Vereinsamung ist, wenn sie kollektiv gedeutet werden kann, nicht
zwangsläufig ein schmerzlicher Makel. Die Jungen, die in einer Zeit des
Wachstums von der Provinz in die Ballungszentren ziehen, leiden zwar auch
an ihrer Vereinsamung. Das Gefühl der Einsamkeit birgt aber auch eine große
Chance. Das Abweisende der neuen Stadt schürt den Ehrgeiz.
Sozialpsychologische Studien belegen: Noch in den 1950er und 1960er Jahren
war das Wort „einsam“ positiv besetzt. Es verhieß, Gefahren und
Widrigkeiten die Stirn zu bieten. Tatsächlich förderte die Zurückweisung
durch die Etablierten häufig die Kreativität der Aufsteiger. Viele
sogenannte 68er haben das vorgeführt.
## Die Alten und die Jungen
Die Alten hingegen, die die jungen Aufsteiger zurücklassen, können sich als
Generation begreifen, die sich für die Chancen der Jungen geopfert hat.

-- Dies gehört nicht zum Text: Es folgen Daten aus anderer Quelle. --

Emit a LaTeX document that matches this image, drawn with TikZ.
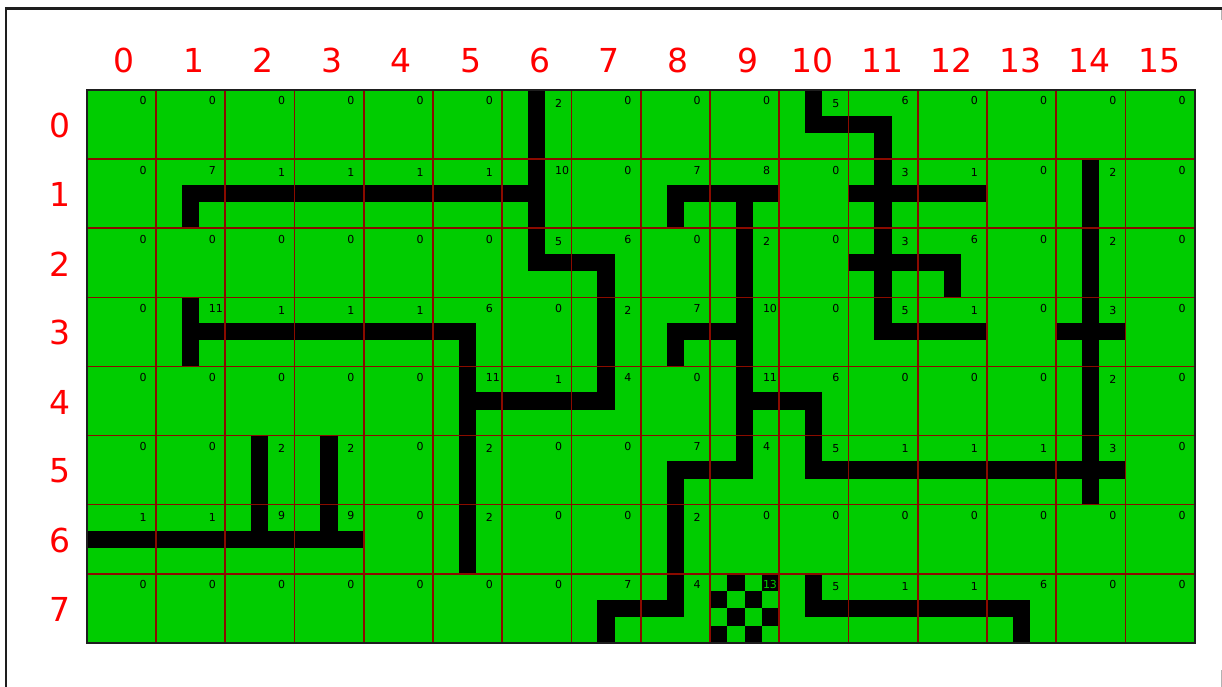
\documentclass[tikz,border=0pt]{standalone}
\usepackage{fontspec}
\setmainfont{DejaVu Sans}
\definecolor{cellgreen}{RGB}{0,204,0}
\definecolor{gridred}{RGB}{139,10,0}
\definecolor{framegray}{RGB}{30,30,30}
\tikzset{
  wall/.style={fill=black},
  gridline/.style={draw=gridred, line width=1.6pt},
  outerline/.style={draw=framegray, line width=2pt},
  frameline/.style={draw=framegray, line width=2.2pt},
  lbl/.style={inner sep=0pt, font=\fontsize{11}{13}\selectfont},
  head/.style={inner sep=0pt, text=red, font=\fontsize{33}{36}\selectfont},
}
\newcommand\armN[2]{\fill[wall] (#1+.375,#2) rectangle (#1+.625,#2+.625);}
\newcommand\armS[2]{\fill[wall] (#1+.375,#2+.375) rectangle (#1+.625,#2+1);}
\newcommand\armW[2]{\fill[wall] (#1,#2+.375) rectangle (#1+.625,#2+.625);}
\newcommand\armE[2]{\fill[wall] (#1+.375,#2+.375) rectangle (#1+1,#2+.625);}
\newcommand\checkercell[2]{\foreach \i/\j in {1/0,3/0,0/1,2/1,1/2,3/2,0/3,2/3}{\fill[wall] (#1+\i*.25,#2+\j*.25) rectangle ++(.25,.25);}}
\newcommand\piece[3]{%
  \ifcase#3\relax
  \or \armW{#1}{#2}\armE{#1}{#2}%
  \or \armN{#1}{#2}\armS{#1}{#2}%
  \or \armN{#1}{#2}\armS{#1}{#2}\armW{#1}{#2}\armE{#1}{#2}%
  \or \armN{#1}{#2}\armW{#1}{#2}%
  \or \armN{#1}{#2}\armE{#1}{#2}%
  \or \armW{#1}{#2}\armS{#1}{#2}%
  \or \armS{#1}{#2}\armE{#1}{#2}%
  \or \armW{#1}{#2}\armE{#1}{#2}\armS{#1}{#2}%
  \or \armW{#1}{#2}\armE{#1}{#2}\armN{#1}{#2}%
  \or \armN{#1}{#2}\armS{#1}{#2}\armW{#1}{#2}%
  \or \armN{#1}{#2}\armS{#1}{#2}\armE{#1}{#2}%
  \or
  \or \checkercell{#1}{#2}%
  \fi}
\def\rowdata{0/{0,0,0,0,0,0,2,0,0,0,5,6,0,0,0,0},
1/{0,7,1,1,1,1,10,0,7,8,0,3,1,0,2,0},
2/{0,0,0,0,0,0,5,6,0,2,0,3,6,0,2,0},
3/{0,11,1,1,1,6,0,2,7,10,0,5,1,0,3,0},
4/{0,0,0,0,0,11,1,4,0,11,6,0,0,0,2,0},
5/{0,0,2,2,0,2,0,0,7,4,5,1,1,1,3,0},
6/{1,1,9,9,0,2,0,0,2,0,0,0,0,0,0,0},
7/{0,0,0,0,0,0,0,7,4,13,5,1,1,6,0,0}}
\begin{document}
\begin{tikzpicture}[x=1pt,y=-1pt]
\useasboundingbox (0,0) rectangle (1222,687);
% outer frame (partly cropped)
\draw[frameline] (6,687) -- (6,8.5) -- (1222,8.5);
\draw[gray!60, line width=0.8pt] (1221.3,10) -- (1221.3,20);
\draw[gray!60, line width=0.8pt] (1221.3,670) -- (1221.3,687);
\begin{scope}[shift={(86.7pt,-90pt)}, x=69.25pt, y=-69.1pt]
  \fill[cellgreen] (0,0) rectangle (16,8);
  \foreach \r/\row in \rowdata {
    \foreach \k [count=\c from 0] in \row {\piece{\c}{\r}{\k}}
  }
  \foreach \c in {1,...,15} \draw[gridline] (\c,0) -- (\c,8);
  \foreach \r in {1,...,7} \draw[gridline] (0,\r) -- (16,\r);
  \draw[outerline] (0,0) rectangle (16,8);
  \foreach \r/\row in \rowdata {
    \foreach \k [count=\c from 0] in \row {
      \pgfmathsetmacro\dy{((\k==1)||(\k==2)||(\k==3)||(\k==5)) ? 0.25 : 0.217}
      \ifnum\k=13 \def\lc{cellgreen}\else\def\lc{black}\fi
      \node[lbl, text=\lc, anchor=base west] (l-\c-\r) at (\c+0.763,\r+\dy) {\k};
    }
  }
  \foreach \c in {0,...,15} {
    \pgfmathsetmacro\dx{(\c<10) ? 0.045 : -0.015}
    \node[head] (col-\c) at (\c+0.5+\dx,-0.427) {\c};
  }
  \foreach \r in {0,...,7} {
    \node[head] (row-\r) at (-0.386,\r+0.515) {\r};
  }
\end{scope}
\end{tikzpicture}
\end{document}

Ihre Isolation ist der Preis, den sie für die Zukunft ihrer Kinder zahlen.
Auch in diesem Los liegt Würde.
Das Modell aus dem Opfer der Vereinsamung Kraft für den sozialen Aufstieg
zu gewinnen, kann in einer alternden, wirtschaftlich-dynamisch immobilen
Gesellschaft nicht mehr kollektiv wirken. Im hyperrationalisierten Betrieb
der deutschen Wirtschaft ist schon heute kaum Raum für den geregelten
Aufstieg der Jungen. Im Regelfall ist es ungewiss, ob und wann man seine
Chance bekommt. Sich auf Jahrzehnte in einen verbitterten Aufstiegskampf zu
verbeißen, dabei in tausend Volten die eigene Innerlichkeit stets neu zu
arrangieren und die eigenen Fertigkeiten neu zu justieren, führt schnell
von der positiven Erfahrung der trotzigen Selbstschöpfung zur Erfahrung des
Selbstverlusts.
Für diejenigen, die bereits vom Arbeitsleben oder den Partnermärkten
ausgeschlossen sind, ergibt das Modell obendrein von vornherein keinen
Sinn. Vereinsamung wird so mehr und mehr zur Erfahrung eines individuellen
Stigmas und hört auf, das Bewusstsein eines kollektiven Opfers zu sein.
Aber wie kann aus der neuen Situation Würde gezogen werden, wie kann die
Vereinsamung wieder als Chance für das Ganze begriffen werden?
## Neue Deutungsmuster
Es wäre vermessen, Patentrezepte liefern zu wollen. Wichtig erscheint aus
soziologischer Warte die Einsicht, dass das würdevolle Erleben der
Einsamkeit in den Bonner Jahren auf einem bestimmten Verhältnis der Jungen
zu den Alten gegründet war. Klar ist jedoch: Das Selbstverständnis von der
geopferten Generation trägt in den Jahrgängen geringer Geburtenzahlen und
kleiner Aussichten nicht mehr weit. Dass dies nicht das einzige sinnvolle
Modell ist, durch das sich die Alten auf die Jungen in einer Gesellschaft
beziehen können, halte ich für ausgemacht.
Auch ist klar: Wir dürfen die Herausforderung einer alternden Gesellschaft
nicht durch funktionale Arbeitsteilung lösen, weil sich dann weder das Los
der Vereinzelung der Alten noch das der Jungen kollektiv begreifen lässt.
Wir müssen neue kollektive Deutungsmuster finden, die es unseren
Vereinsamten gestatten, sich dem Stigma des privaten Scheiterns zu
entledigen. Dies würde den Vereinsamten wieder erlauben, würdig über ihren
Alltag zu sprechen, weil es die Allgemeinheit beträfe und in dieser
Entlastung läge schon eine enorme Befreiung.
Es wäre daher schon viel gewonnen, wenn die Vereinsamten unter den Alten,
Alleinstehenden und Erwerbslosen begriffen, dass ihre Schicksale durch sehr
ähnliche Exklusionsprozesse bedingt werden.